What if Doug Weight doesn't get traded?

The biggest impact here is on next year. The Weight experiment has produced good results and he would be valuable on next year's roster. But what happens if the Islanders are able (and willing) to draft John Tavares? They will will head into camp next year with Tavares, Bailey, and Nielsen at center, not to mention Richard Park and a host of RFAs currently in the organization who could be re-signed. So certainly the draft could play a role in Weight's future as an Islander. This one's impossible to predict.

What if none of the Islanders remaining best chips gets traded?

First of all, Garth Snow will come under heavy criticism from the fan base for failing to convert assets, especially the expiring ones, into draft picks. Second, Snow will be more likely to move his secondary assets for whatever he can get. Here's where you start talking about names like Joey MacDonald or Yann Danis and Bruno Gervais, who suddenly looks like he could fill Martinek's role.

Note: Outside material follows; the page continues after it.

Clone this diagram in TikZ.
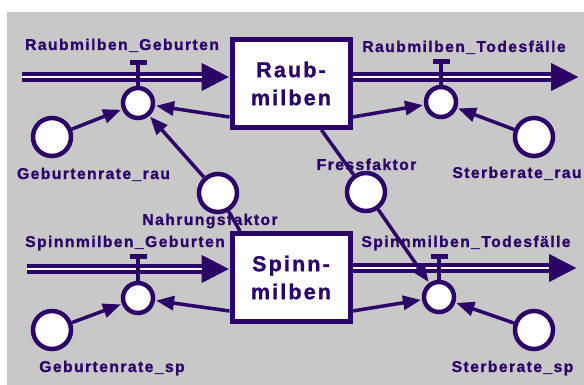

The MacDonald/Danis question is a tricky one because Danis benefits from the recency effect. It's like the 11-1 college football team (pre-BCS) that lost its one game in September being ranked higher than the 11-1 team that suffered its only loss in November. Danis is excelling right now, whereas MacDonald's stretch of excellence is a distant memory.

Islanders 4, Avalanche 2

Goal scorers: McAmmond, Joensuu, Gervais, Tambellini. If that's not the unlikeliest bunch of Islanders goal scorers you've seen, it's gotta be close. But congratulations to Jesse on his first, and to Sim (3 assists) and Tambellini (1 goal, 1 assist) on their multi-point efforts. One more big question for Garth: Being that he's already signed, does Tambellini get another shot, I mean a real shot, at launching NHL Career 2.0 next year? If he survives the deadline, I'm leaning toward yes.